No politics at the dinner table?

Abzuwägen bleibt, um die Festrede auf die Festspiele zu verlassen, ob und in welcher Form der Debatten-Anspruch der Literaturtage eingelöst wurde. Allzu prominent war er ohnehin nicht, die kuratierte „Werkschau“ und damit die klassische Autorinnenlesung stand im Vordergrund. Die Versuche, Autoren miteinander übereinander oder gar miteinander über ein gesellschaftlich dringendes Thema ins öffentliche Gespräch zu bringen, schlugen mehrheitlich fehl.
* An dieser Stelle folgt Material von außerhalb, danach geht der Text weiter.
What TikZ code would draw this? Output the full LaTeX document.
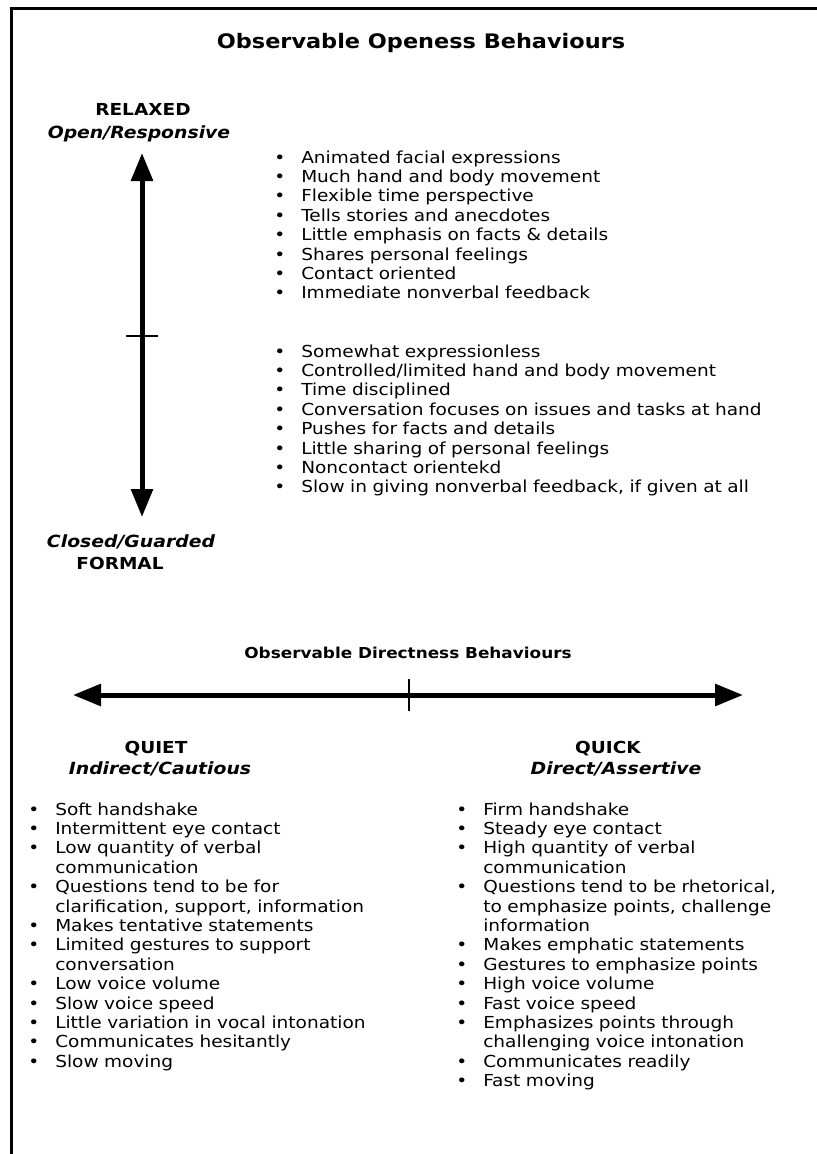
\documentclass[tikz,border=0pt]{standalone}
\usepackage{fontspec}
\setmainfont{DejaVu Sans}[FakeStretch=1.12]
\usepackage{enumitem}
\usetikzlibrary{arrows.meta,positioning}

\setlist[itemize]{label=\textbullet, nosep, leftmargin=24pt, labelsep=12pt}

\begin{document}
\begin{tikzpicture}[
    x=0.75pt, y=-0.75pt,
    every node/.style={inner sep=0pt},
    heading/.style={anchor=base, font=\bfseries\fontsize{12.4}{14.5}\selectfont},
    pole/.style={anchor=base, font=\bfseries\itshape\fontsize{12.6}{14.5}\selectfont},
    traits/.style={anchor=north west, text width=#1,
        font=\fontsize{12.4}{14.55}\selectfont},
    axis/.style={line width=3.75pt,
        {Triangle[length=21pt,width=16pt]}-{Triangle[length=21pt,width=16pt]}},
    tickmark/.style={line width=1.5pt}
]
\useasboundingbox (0,0) rectangle (817,1154);

% frame
\draw[line width=2.25pt] (817,8) -- (11,8) -- (11,1154);

% openness
\node[anchor=base, font=\bfseries\fontsize{15}{18}\selectfont] (title)
    at (421,48) {Observable Openess Behaviours};
\node[heading] (relaxed) at (143,115) {RELAXED};
\node[pole] (open) at (139,138) {Open/Responsive};
\node[pole] (closed) at (131,547) {Closed/Guarded};
\node[heading] (formal) at (120,569) {FORMAL};

\coordinate (open end) at (142,153);
\coordinate (closed end) at (142,517);
\coordinate (mid open) at (142,336);
\draw[axis] (open end) -- (closed end);
\draw[tickmark] ([xshift=-12pt]mid open) -- ([xshift=12pt]mid open);

\node[traits=400pt] (relaxed list) at (269,143.5) {%
\begin{itemize}
\item Animated facial expressions
\item Much hand and body movement
\item Flexible time perspective
\item Tells stories and anecdotes
\item Little emphasis on facts \& details
\item Shares personal feelings
\item Contact oriented
\item Immediate nonverbal feedback
\end{itemize}};

\node[traits=400pt] (formal list) at (269,337.5) {%
\begin{itemize}
\item Somewhat expressionless
\item Controlled/limited hand and body movement
\item Time disciplined
\item Conversation focuses on issues and tasks at hand
\item Pushes for facts and details
\item Little sharing of personal feelings
\item Noncontact orientekd
\item Slow in giving nonverbal feedback, if given at all
\end{itemize}};

% directness
\node[anchor=base, font=\bfseries\fontsize{11.3}{14}\selectfont] (directness)
    at (408,658) {Observable Directness Behaviours};

\coordinate (quiet end) at (73,695);
\coordinate (quick end) at (743,695);
\coordinate (mid direct) at (409,695);
\draw[axis] (quiet end) -- (quick end);
\draw[tickmark] ([yshift=12pt]mid direct) -- ([yshift=-12pt]mid direct);

\node[heading] (quiet) at (156,753) {QUIET};
\node[pole] (indirect) at (160,774) {Indirect/Cautious};
\node[heading] (quick) at (608,753) {QUICK};
\node[pole] (direct) at (616,774) {Direct/Assertive};

\node[traits=300pt] (quiet list) at (23,795.5) {%
\begin{itemize}
\item Soft handshake
\item Intermittent eye contact
\item Low quantity of verbal\newline communication
\item Questions tend to be for\newline clarification, support, information
\item Makes tentative statements
\item Limited gestures to support\newline conversation
\item Low voice volume
\item Slow voice speed
\item Little variation in vocal intonation
\item Communicates hesitantly
\item Slow moving
\end{itemize}};

\node[traits=300pt] (quick list) at (451,795.5) {%
\begin{itemize}
\item Firm handshake
\item Steady eye contact
\item High quantity of verbal\newline communication
\item Questions tend to be rhetorical,\newline to emphasize points, challenge\newline information
\item Makes emphatic statements
\item Gestures to emphasize points
\item High voice volume
\item Fast voice speed
\item Emphasizes points through\newline challenging voice intonation
\item Communicates readily
\item Fast moving
\end{itemize}};
\end{tikzpicture}
\end{document}
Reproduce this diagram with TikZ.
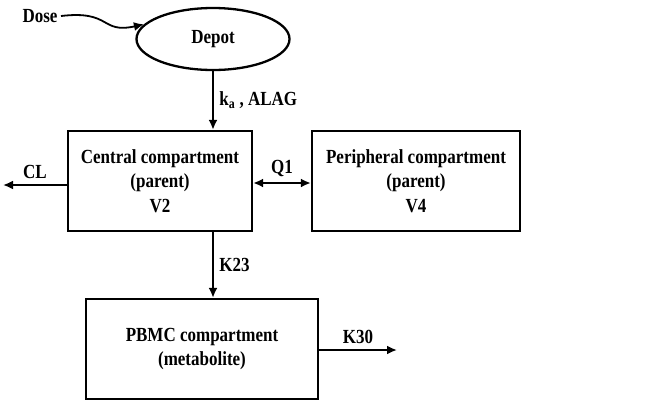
\documentclass[tikz,border=0pt]{standalone}
\usepackage{fontspec}
\setmainfont{Liberation Serif}[FakeStretch=0.85]
\usetikzlibrary{arrows.meta,shapes.geometric}

\tikzset{
	comp/.style = {draw, line width = 2.3pt, minimum height = 100pt, align = center, inner sep = 0pt},
	flow/.style = {line width = 2.2pt, -{Latex[length = 10pt, width = 9pt]}}
}

\begin{document}
\begin{tikzpicture}[x = 1pt, y = -1pt, font = \fontsize{20}{24.5}\selectfont\bfseries]
	\useasboundingbox (0, 0) rectangle (661, 405);
	% compartments
	\node[draw, ellipse, line width = 2.3pt, minimum width = 153pt, minimum height = 62pt] (depot) at (213, 39) {Depot};
	\node[comp, minimum width = 184pt] (central) at (160, 181) {Central compartment\\(parent)\\V2};
	\node[comp, minimum width = 208pt] (periph) at (416, 181) {Peripheral compartment\\(parent)\\V4};
	\node[comp, minimum width = 232pt] (pbmc) at (202, 349) {PBMC compartment\\(metabolite)};
	% dose
	\node (dose) at (40, 16) {Dose};
	\draw[flow, line width = 1.8pt] (dose.east) .. controls (112, 10) and (100, 34) .. (depot.168);
	% free ends
	\coordinate (clend) at (3, 185);
	\coordinate (k30end) at (397, 350);
	% flows
	\draw[flow] (depot.south) -- node[right, xshift = 2pt] {k\textsubscript{a} , ALAG} (depot.south |- central.north);
	\draw[flow] (central.west |- clend) -- node[above, yshift = 2pt] {CL} (clend);
	\draw[flow, {Latex[length = 10pt, width = 9pt]}-{Latex[length = 10pt, width = 9pt]}] (central.east |- 0, 183) -- node[above, yshift = 2pt] {Q1} (periph.west |- 0, 183);
	\draw[flow] (depot.south |- central.south) -- node[right, xshift = 2pt] {K23} (depot.south |- pbmc.north);
	\draw[flow] (pbmc.east |- k30end) -- node[above, yshift = 2pt] {K30} (k30end);
\end{tikzpicture}
\end{document}
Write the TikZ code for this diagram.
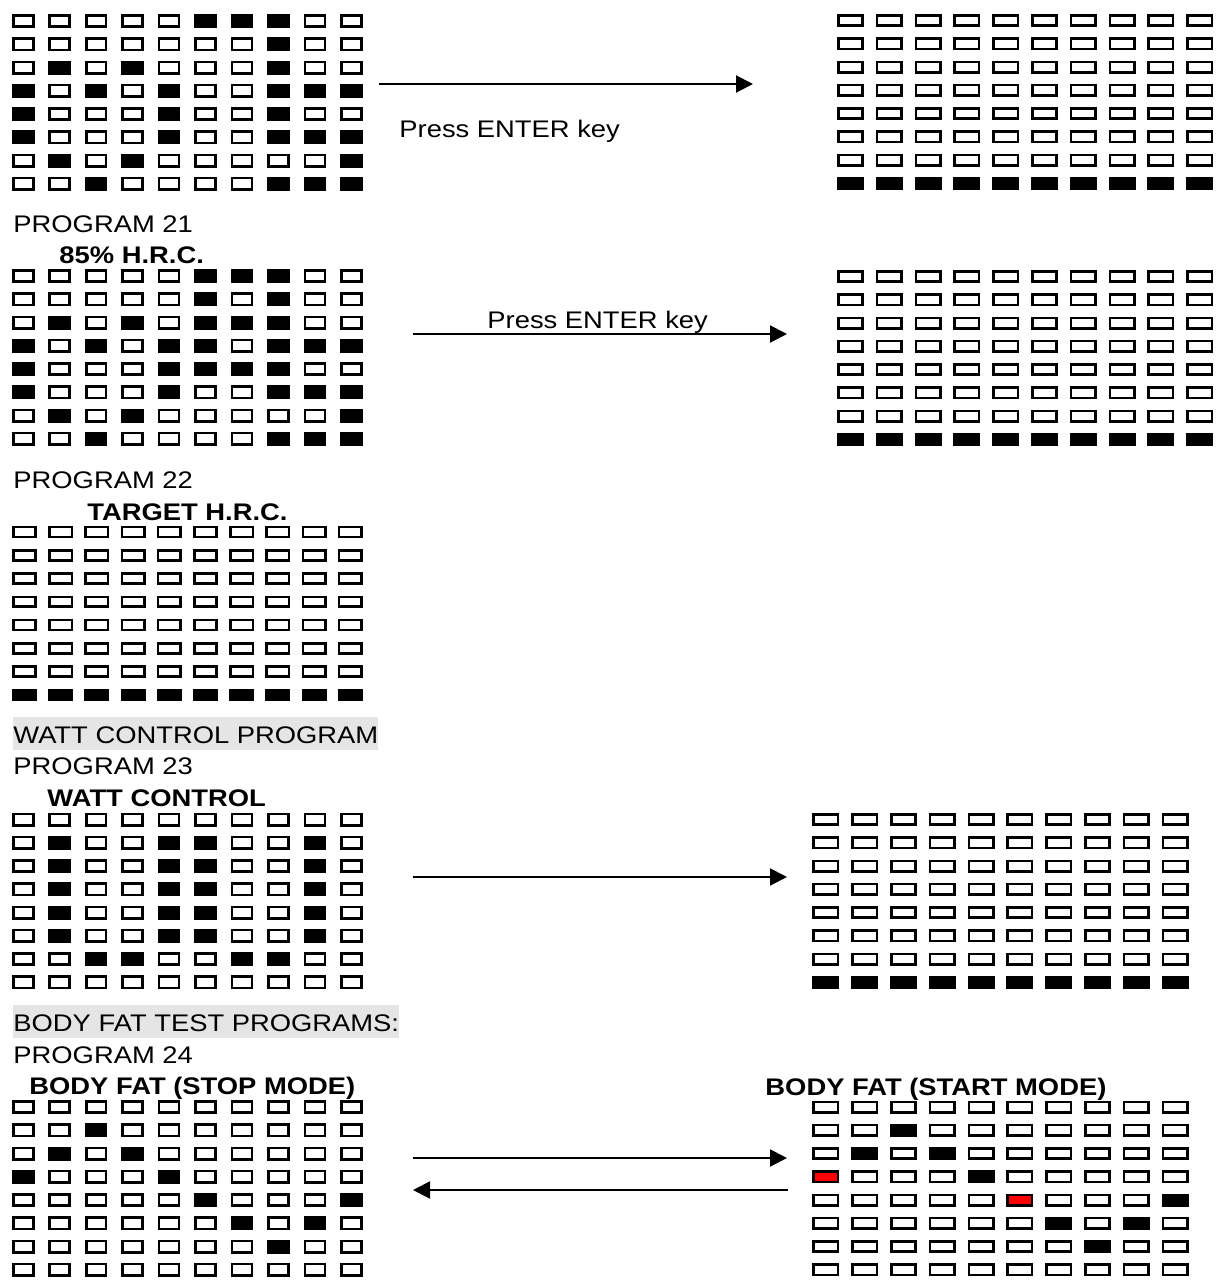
\documentclass[tikz,border=0pt]{standalone}
\usepackage{fontspec}
\setmainfont{Liberation Sans}
\usepackage{tikz}
\usetikzlibrary{arrows.meta}

% one LED panel: [size style]{name}{x of first centre}{y of first centre}{column step}{rows}
\newcommand{\ledgrid}[6][]{%
  \foreach \rw [count=\ri] in {#6} {
    \foreach \st [count=\ci] in \rw {
      \node[led\st, #1] (#2-\ri-\ci) at ({#3+(\ci-1)*#5}, {#4+(\ri-1)*23.25}) {};
    }
  }
}

\begin{document}
\begin{tikzpicture}[
        x=0.5pt, y=-0.5pt,
        led0/.style={rectangle, draw, line width=1.3pt, inner sep=0pt, minimum width=9.95pt, minimum height=5.7pt, fill=white},
        led1/.style={led0, fill=black},
        led2/.style={led0, fill=red},
        ledwide/.style={minimum width=12.2pt, minimum height=5.2pt},
        ledmid/.style={minimum width=11.2pt, minimum height=4.95pt},
        lbl/.style={anchor=base west, inner sep=0pt, xscale=1.14, font=\fontsize{12}{14}\selectfont},
        title/.style={lbl, font=\fontsize{12}{14}\selectfont\bfseries},
        band/.style={lbl, fill=gray!20, text height=13pt, text depth=3.5pt},
        arrow/.style={-{Triangle[length=8.5pt, width=8.5pt]}, line width=1pt},
    ]
    \useasboundingbox (0,0) rectangle (1226,1287);

    % program 20 (end)
    \ledgrid{p20}{23.25}{21}{36.45}{{0,0,0,0,0,1,1,1,0,0},{0,0,0,0,0,0,0,1,0,0},{0,1,0,1,0,0,0,1,0,0},{1,0,1,0,1,0,0,1,1,1},{1,0,0,0,1,0,0,1,0,0},{1,0,0,0,1,0,0,1,1,1},{0,1,0,1,0,0,0,0,0,1},{0,0,1,0,0,0,0,1,1,1}}
    \ledgrid[ledwide]{p20b}{850.5}{20.5}{38.8}{{0,0,0,0,0,0,0,0,0,0},{0,0,0,0,0,0,0,0,0,0},{0,0,0,0,0,0,0,0,0,0},{0,0,0,0,0,0,0,0,0,0},{0,0,0,0,0,0,0,0,0,0},{0,0,0,0,0,0,0,0,0,0},{0,0,0,0,0,0,0,0,0,0},{1,1,1,1,1,1,1,1,1,1}}
    \coordinate (a1-from) at (379,84);
    \coordinate (a1-to) at (753,84);
    \node[lbl] (enter1) at (399,137) {Press ENTER key};

    % program 21
    \node[lbl] (prog21) at (13,232) {PROGRAM 21};
    \node[title] (hrc85) at (59,263) {85\% H.R.C.};
    \ledgrid{p21}{23.25}{276}{36.45}{{0,0,0,0,0,1,1,1,0,0},{0,0,0,0,0,1,0,1,0,0},{0,1,0,1,0,1,1,1,0,0},{1,0,1,0,1,1,0,1,1,1},{1,0,0,0,1,1,1,1,0,0},{1,0,0,0,1,0,0,1,1,1},{0,1,0,1,0,0,0,0,0,1},{0,0,1,0,0,0,0,1,1,1}}
    \ledgrid[ledwide]{p21b}{850.5}{276.5}{38.8}{{0,0,0,0,0,0,0,0,0,0},{0,0,0,0,0,0,0,0,0,0},{0,0,0,0,0,0,0,0,0,0},{0,0,0,0,0,0,0,0,0,0},{0,0,0,0,0,0,0,0,0,0},{0,0,0,0,0,0,0,0,0,0},{0,0,0,0,0,0,0,0,0,0},{1,1,1,1,1,1,1,1,1,1}}
    \coordinate (a2-from) at (413,334);
    \coordinate (a2-to) at (787,334);
    \node[lbl] (enter2) at (487,328) {Press ENTER key};

    % program 22
    \node[lbl] (prog22) at (13,488) {PROGRAM 22};
    \node[title] (target) at (87,520) {TARGET H.R.C.};
    \ledgrid[ledmid]{p22}{24.5}{532}{36.2}{{0,0,0,0,0,0,0,0,0,0},{0,0,0,0,0,0,0,0,0,0},{0,0,0,0,0,0,0,0,0,0},{0,0,0,0,0,0,0,0,0,0},{0,0,0,0,0,0,0,0,0,0},{0,0,0,0,0,0,0,0,0,0},{0,0,0,0,0,0,0,0,0,0},{1,1,1,1,1,1,1,1,1,1}}

    % program 23
    \node[band] (watthead) at (13,743) {WATT CONTROL PROGRAM};
    \node[lbl] (prog23) at (13,774) {PROGRAM 23};
    \node[title] (watt) at (47,806) {WATT CONTROL};
    \ledgrid{p23}{23.25}{819.5}{36.45}{{0,0,0,0,0,0,0,0,0,0},{0,1,0,0,1,1,0,0,1,0},{0,1,0,0,1,1,0,0,1,0},{0,1,0,0,1,1,0,0,1,0},{0,1,0,0,1,1,0,0,1,0},{0,1,0,0,1,1,0,0,1,0},{0,0,1,1,0,0,1,1,0,0},{0,0,0,0,0,0,0,0,0,0}}
    \ledgrid[ledwide]{p23b}{825.8}{819.5}{38.8}{{0,0,0,0,0,0,0,0,0,0},{0,0,0,0,0,0,0,0,0,0},{0,0,0,0,0,0,0,0,0,0},{0,0,0,0,0,0,0,0,0,0},{0,0,0,0,0,0,0,0,0,0},{0,0,0,0,0,0,0,0,0,0},{0,0,0,0,0,0,0,0,0,0},{1,1,1,1,1,1,1,1,1,1}}
    \coordinate (a3-from) at (413,877);
    \coordinate (a3-to) at (787,877);

    % program 24
    \node[band] (fathead) at (13,1031) {BODY FAT TEST PROGRAMS:};
    \node[lbl] (prog24) at (13,1063) {PROGRAM 24};
    \node[title] (fatstop) at (29,1094) {BODY FAT (STOP MODE)};
    \node[title] (fatstart) at (765,1095) {BODY FAT (START MODE)};
    \ledgrid{p24}{23.25}{1107}{36.45}{{0,0,0,0,0,0,0,0,0,0},{0,0,1,0,0,0,0,0,0,0},{0,1,0,1,0,0,0,0,0,0},{1,0,0,0,1,0,0,0,0,0},{0,0,0,0,0,1,0,0,0,1},{0,0,0,0,0,0,1,0,1,0},{0,0,0,0,0,0,0,1,0,0},{0,0,0,0,0,0,0,0,0,0}}
    \ledgrid[ledwide]{p24b}{825.8}{1107}{38.8}{{0,0,0,0,0,0,0,0,0,0},{0,0,1,0,0,0,0,0,0,0},{0,1,0,1,0,0,0,0,0,0},{2,0,0,0,1,0,0,0,0,0},{0,0,0,0,0,2,0,0,0,1},{0,0,0,0,0,0,1,0,1,0},{0,0,0,0,0,0,0,1,0,0},{0,0,0,0,0,0,0,0,0,0}}
    \coordinate (a4-from) at (413,1158);
    \coordinate (a4-to) at (787,1158);
    \coordinate (a5-from) at (788,1190);
    \coordinate (a5-to) at (413,1190);

    \draw[arrow] (a1-from) -- (a1-to);
    \draw[arrow] (a2-from) -- (a2-to);
    \draw[arrow] (a3-from) -- (a3-to);
    \draw[arrow] (a4-from) -- (a4-to);
    \draw[arrow] (a5-from) -- (a5-to);

\end{tikzpicture}
\end{document}
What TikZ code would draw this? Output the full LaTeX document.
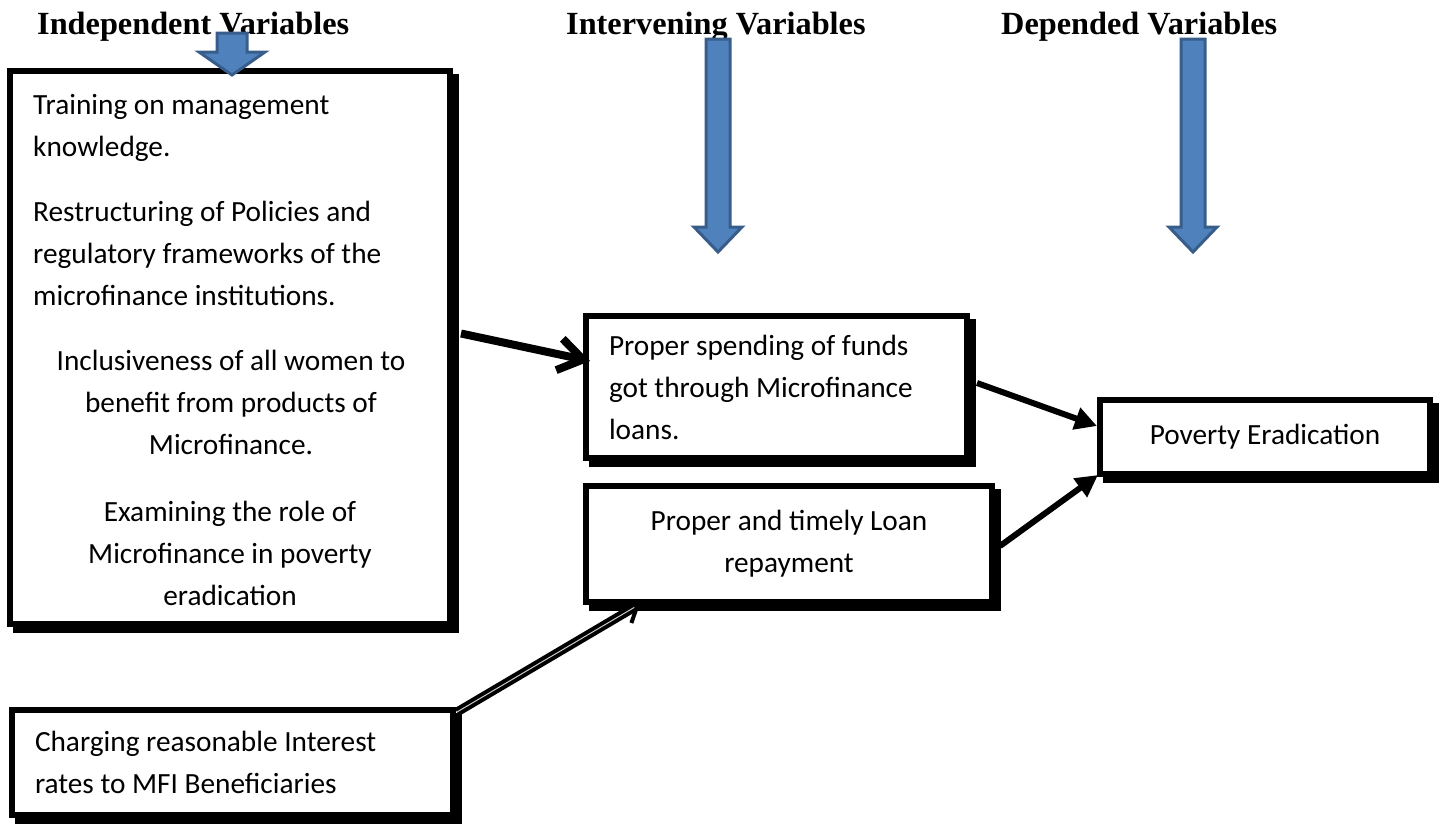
\documentclass[tikz,border=0pt]{standalone}
\usepackage{fontspec}
\setmainfont{Carlito}
\newfontfamily\headfont{Liberation Serif}
\usetikzlibrary{arrows.meta,shadows}
\definecolor{arrowfill}{HTML}{4F81BD}
\definecolor{arrowline}{HTML}{385D8A}
\begin{document}
\begin{tikzpicture}[x=1pt,y=-1pt,
  box/.style={draw=black, line width=6pt, fill=white, inner sep=0pt,
     general shadow={fill=black, draw=black, line width=6pt, shadow xshift=6pt, shadow yshift=-6pt}},
  txt/.style={font=\fontsize{29.3}{42}\selectfont, inner sep=0pt},
  head/.style={font=\headfont\bfseries\fontsize{32.3}{36}\selectfont, inner sep=0pt, anchor=base west},
  blockarrow/.style={fill=arrowfill, draw=arrowline, line width=3pt, line join=miter},
  thickconn/.style={line width=8pt, -{Straight Barb[length=24pt,width=32pt]}},
  solidconn/.style={line width=6pt, -{Triangle[length=22pt,width=22pt]}},
  dblconn/.style={line width=4pt, double=gray!40, double distance=1pt, -{Straight Barb[length=14pt,width=24pt]}}
]
\useasboundingbox (0,0) rectangle (1441,823);

% headers
\node[head] (h1) at (37,34) {Independent Variables};
\node[head] (h2) at (566,34) {Intervening Variables};
\node[head] (h3) at (1001,34) {Depended Variables};

% boxes
\node[box, minimum width=440pt, minimum height=553pt] (b1) at (230,347.5) {};
\node[box, minimum width=381pt, minimum height=142pt, txt, text width=335pt, align=flush left] (b2) at (776.5,387) {Proper spending of funds\\got through Microfinance\\loans.};
\node[box, minimum width=406pt, minimum height=116pt, txt, text width=380pt, align=flush center] (b3) at (789,544) {Proper and timely Loan\\repayment};
\node[box, minimum width=330pt, minimum height=74pt, txt] (b4) at (1265,437) {Poverty Eradication};
\node[box, minimum width=441pt, minimum height=105pt, txt, text width=395pt, align=flush left] (b5) at (232.5,762.5) {Charging reasonable Interest\\rates to MFI Beneficiaries};

% text of the first box (anchored at the baseline of the last line)
\node[txt, anchor=base west, align=flush left] (t1) at (33,156) {Training on management\\knowledge.};
\node[txt, anchor=base west, align=flush left] (t2) at (33,305) {Restructuring of Policies and\\regulatory frameworks of the\\microfinance institutions.};
\node[txt, anchor=base, align=flush center] (t3) at (231,454) {Inclusiveness of all women to\\benefit from products of\\Microfinance.};
\node[txt, anchor=base, align=flush center] (t4) at (230,605) {Examining the role of\\Microfinance in poverty\\eradication};

% connectors
\draw[thickconn] ([xshift=8pt,yshift=14pt]b1.east) -- ([xshift=7pt,yshift=26pt]b2.west);
\draw[solidconn] ([xshift=7pt,yshift=4pt]b2.east) -- ([yshift=11pt]b4.west);
\draw[solidconn] ([xshift=5pt,yshift=-2pt]b3.east) -- ([xshift=1pt,yshift=2pt]b4.south west);
\draw[dblconn] ([xshift=1pt,yshift=-5pt]b5.north east) -- ([xshift=57pt,yshift=1pt]b3.south west);

% block arrows
\draw[blockarrow] (217,33) -- (247,33) -- (247,52) -- (265,52) -- (232,75) -- (199,52) -- (217,52) -- cycle;
\draw[blockarrow] (706,39) -- (730,39) -- (730,227) -- (742,227) -- (718,252) -- (694,227) -- (706,227) -- cycle;
\draw[blockarrow] (1181,39) -- (1205,39) -- (1205,227) -- (1217,227) -- (1193,252) -- (1169,227) -- (1181,227) -- cycle;
\end{tikzpicture}
\end{document}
Der mangelnde Schwung fiel nicht nur unserem Team auf, sondern wurde auch andernorts ausführlich thematisiert. Sicher wäre es einseitig, die Verantwortung dafür nur bei den Moderatorinnen und Moderatoren zu suchen. Als Festverantwortliche geraten diese in die Zwickmühle, wo konsequentes Gegensteuern, Nachhaken oder auch Ausbremsen angezeigt wäre. Doch auch für die geladenen Autorinnen und Autoren schien es nicht immer einfach, nach einigen Lesungen als hofierter Gast noch einmal aus der Wohlfühlzone in den Kontroversenmodus zu wechseln. Und selbstredend gilt in Solothurn wie anderswo, dass die meisten Schreibenden ohnehin ‚nur‘ Sachverständige dessen sind, was sie in oft jahrelanger Arbeit zu Papier bringen. Tagesaktuell und statementkompatibel ist das nur in den seltensten Fällen. Ein denkbarer Weg, Moderatoren und Autorinnen zu entlasten bzw. zu motivieren, wäre das von Lukas Bärfuss seit einiger Zeit am Zürcher Schauspielhaus etablierte Gesprächsformat: Hier ist es der Autor selbst, der sich eine Expertin einlädt und mit seinen drängendsten Fragen konfrontiert. Die durchaus auch unterhalb solcher Grossthemen wie Demokratie oder Migrationsbewegungen angesiedelt sein dürfen. Könnte klappen.

Unten bunt, oben grau

Zu richten schliesslich gibt es von unserer Seite nichts, da das Publikum selbst entscheidet. Auf erstaunliches Interesse stiess beispielsweise die offene Bühne, die gleich hinter der Brücke auf die ankommenden Besucher wartete. Wer sich eintrug, durfte vortragen – vom Fremdschämen bis zur Trouvaille lag auf den, nun ja, sonnenverwöhnten Bierbänken alles drin. Dass der grosse Schwerpunkt Kinder- und Jugendliteratur weitgehend hinter den verschlossenen Türen des Künstlerhauses stattfand, bewahrte zwar den ohnehin dichten Fussverkehr vor dem Kollaps, trug aber nolens volens zur Uniformität in den Sitzreihen bei. Unten bunt, oben grau. Vielleicht aber auch der geschickteste Schachzug des Ganzen, denn so mochte man sich über den Eindruck, dass fast alles unter Vierzig mit einer Autorinnen- oder Pressekarte behängt war, hinwegtrösten: Es gibt sie bestimmt, die nächste Generation Leserinnen und Leser, sie ist nur gerade dabei, der übernächsten Generation „Die Amsel heisst Selma“ vorlesen zu lassen. Schauen wir mal, im nächsten Jahr.